My Research Projects

Work in progress:

  • The Impact of News Coverage on Women's Labour Market Decisions: Evidence from the MeToo Movement (Job market paper - Click here for latest draft).

This paper studies the impact of news coverage on women's job-to-job transition rates at the county level in the United States, exploiting the exogenous variation provided by the MeToo movement. Using novel data on sexual assault news coverage with natural language processing for categorizing the lexical choice of articles, the average tone of news coverage at the county level is measured. The results show that the average tone of news coverage has a statistically significant impact on women's propensity to switch jobs. On average, women in counties with relatively negative tones post-MeToo movement have a job-to-job transition rate that is approximately 20.16% lower compared to women who live in counties with relatively neutral average tone post-MeToo. Conversely, the average tone of sexual assault news coverage does not have a significant impact on the labour market mobility of men in the sample. Additionally, there is no evidence that other news events, such as news on property crimes, have an impact on the job-to-job transition rates of women. The results suggest that the impact of sexual assault news coverage on women's labour market decisions is amplified by the MeToo movement, especially when information about sexual assaults is conveyed with a negative tone.

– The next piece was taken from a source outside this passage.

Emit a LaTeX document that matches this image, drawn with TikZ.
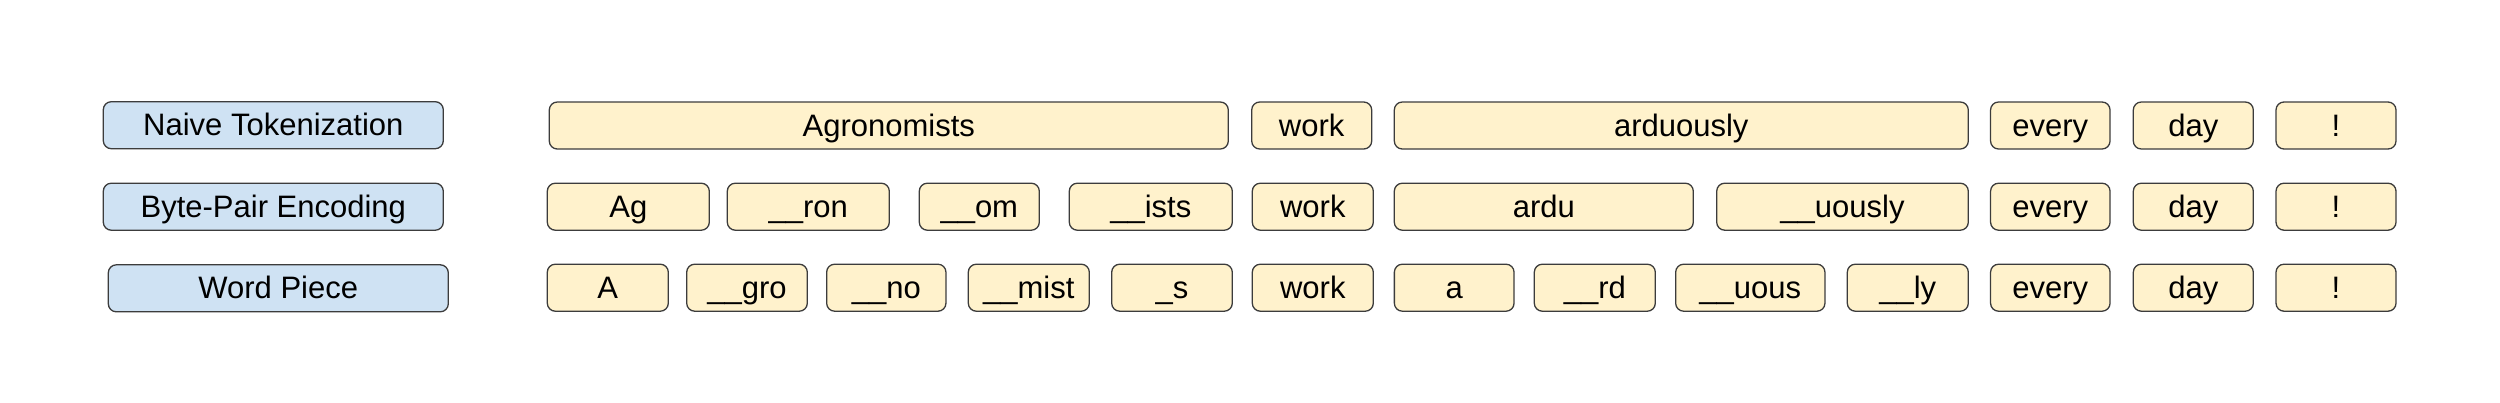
\documentclass[tikz,border=0pt]{standalone}
\usepackage{fontspec}
\setmainfont{Liberation Sans}
\definecolor{tokfill}{HTML}{FFF2CC}
\definecolor{labfill}{HTML}{CFE2F3}
\definecolor{edge}{HTML}{3C3C3C}
\begin{document}
\begin{tikzpicture}[x=1pt,y=-1pt,
  box/.style={draw=edge, line width=1.3pt, rounded corners=8pt, inner sep=0pt,
    minimum height=47pt, text height=23pt, text depth=2pt,
    font=\fontsize{31}{37}\selectfont, anchor=center},
  tok/.style={box, fill=tokfill},
  lab/.style={box, fill=labfill, minimum width=340pt}]
\useasboundingbox (0,0) rectangle (2500,402);
% method labels
\node[lab] (l1) at (273.3,125.2) {Naive Tokenization};
\node[lab] (l2) at (273.3,206.7) {Byte-Pair Encoding};
\node[lab] (l3) at (278.3,288.3) {Word Piece};
% row 1
\node[tok, minimum width=679pt] (a1) at (888.8,125.5) {Agronomists};
\node[tok, minimum width=120pt] (a2) at (1311.7,125.5) {work};
\node[tok, minimum width=574pt] (a3) at (1681.3,125.5) {arduously};
\node[tok, minimum width=119.5pt] (a4) at (2050.3,125.5) {every};
\node[tok, minimum width=120pt] (a5) at (2193.3,125.5) {day};
\node[tok, minimum width=120pt] (a6) at (2336,125.5) {!};
% row 2
\node[tok, minimum width=162pt] (b1) at (628.3,206.7) {Ag};
\node[tok, minimum width=162pt] (b2) at (808.3,206.7) {\_\_ron};
\node[tok, minimum width=120pt] (b3) at (979.3,206.7) {\_\_om};
\node[tok, minimum width=163pt] (b4) at (1150.8,206.7) {\_\_ists};
\node[tok, minimum width=121pt] (b5) at (1312.8,206.7) {work};
\node[tok, minimum width=299pt] (b6) at (1543.8,206.7) {ardu};
\node[tok, minimum width=251.6pt] (b7) at (1842.5,206.7) {\_\_uously};
\node[tok, minimum width=119.5pt] (b8) at (2050.3,206.7) {every};
\node[tok, minimum width=120pt] (b9) at (2193.3,206.7) {day};
\node[tok, minimum width=120pt] (b10) at (2336,206.7) {!};
% row 3
\node[tok, minimum width=121pt] (c1) at (607.8,287.7) {A};
\node[tok, minimum width=120.6pt] (c2) at (747,287.7) {\_\_gro};
\node[tok, minimum width=119.3pt] (c3) at (886.3,287.7) {\_\_no};
\node[tok, minimum width=121pt] (c4) at (1028.8,287.7) {\_\_mist};
\node[tok, minimum width=120.6pt] (c5) at (1172,287.7) {\_s};
\node[tok, minimum width=121pt] (c6) at (1312.8,287.7) {work};
\node[tok, minimum width=119.7pt] (c7) at (1454.2,287.7) {a};
\node[tok, minimum width=121pt] (c8) at (1594.8,287.7) {\_\_rd};
\node[tok, minimum width=149.3pt] (c9) at (1750.3,287.7) {\_\_uous};
\node[tok, minimum width=121pt] (c10) at (1907.8,287.7) {\_\_ly};
\node[tok, minimum width=119.5pt] (c11) at (2050.3,287.7) {every};
\node[tok, minimum width=120pt] (c12) at (2193.3,287.7) {day};
\node[tok, minimum width=120pt] (c13) at (2336,287.7) {!};
\end{tikzpicture}
\end{document}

  • Honesty and Strategic Behavior in Games, with Tanjim Hossain and Haomiao Yu

​Using laboratory experiments, we investigate how preferences for honesty affect people’s actions in games utilizing two variations of the well-known game Traveler’s Dilemma. In these games, two players simultaneously make a reimbursement claim for a damaged product. A player’s reimbursement amount depends only on the two claims and not the actual price of the product. In the treatment Regular, the unique equilibrium is for both players to make the lowest possible claim, independent of the price. In the treatment Upward, the unique equilibrium, which is dominance solvable, is for both players to make the highest possible claim. We find that subject choice of claims is much higher than the equilibrium in Regular and somewhat lower than the equilibrium in Upward. In both treatments, subjects’ choices are affected by the price, when the price of the product is known to them. Even when it is a dominant strategy to report the maximum possible claim, 60% of the subjects’ claims are affected by the price. Hence, the claims depending on price cannot be completely explained by price affecting the beliefs regarding the other player’s actions, suggesting a sizable preference for honesty. Nonetheless, the impact of the price on claims is greater in the treatment Regular, where the best response claim depends on a player’s beliefs about the other player’s claim---strategic considerations do increase the apparent preference for honesty. Based on subjects’ claims under different prices, we characterize them in categories such as honest, strategic, low claimer, or high claimer. Subjects characterized as honest make a higher payoff when a price is mentioned relative to when no price is mentioned even though they make the same average claim in either case, in the treatment Regular. Preference for honesty leads to better coordination among players in games where optimal strategy depends on players’ beliefs about other players’ actions.

  • Childhood Exposure to Storms and Long-Term Educational Attainments in India, with Boubacar Diop, Martino Pelli and Jeanne Tschopp.

This paper examines how exposure to storms over the course of compulsory schooling in India affects educational attainments and the type of activity performed by individuals as they reach young adulthood. Using the 2018 survey of the labor force together with storms' best tracks over the period 1990-2010, we construct a unique continuous measure of childhood exposure to storms that varies by birth-year cohort and district. We find that exposure to storms leads to substantial and statistically significant disruptive impacts on education. In the districts exposed to the most powerful winds, the estimates imply that children are 9% more likely to repeat a year or drop out. Despite delays, affected children still complete primary schooling, yet they are 7% less likely to obtain higher levels of education. In the long run, these delays are reflected in the type of labor market activity that these individuals perform. Using childhood exposure to storms as an instrument, we find that in India, a one-year delay in education leads to a 44% drop in the probability of accessing the jobs that provide social security and regular salaried work.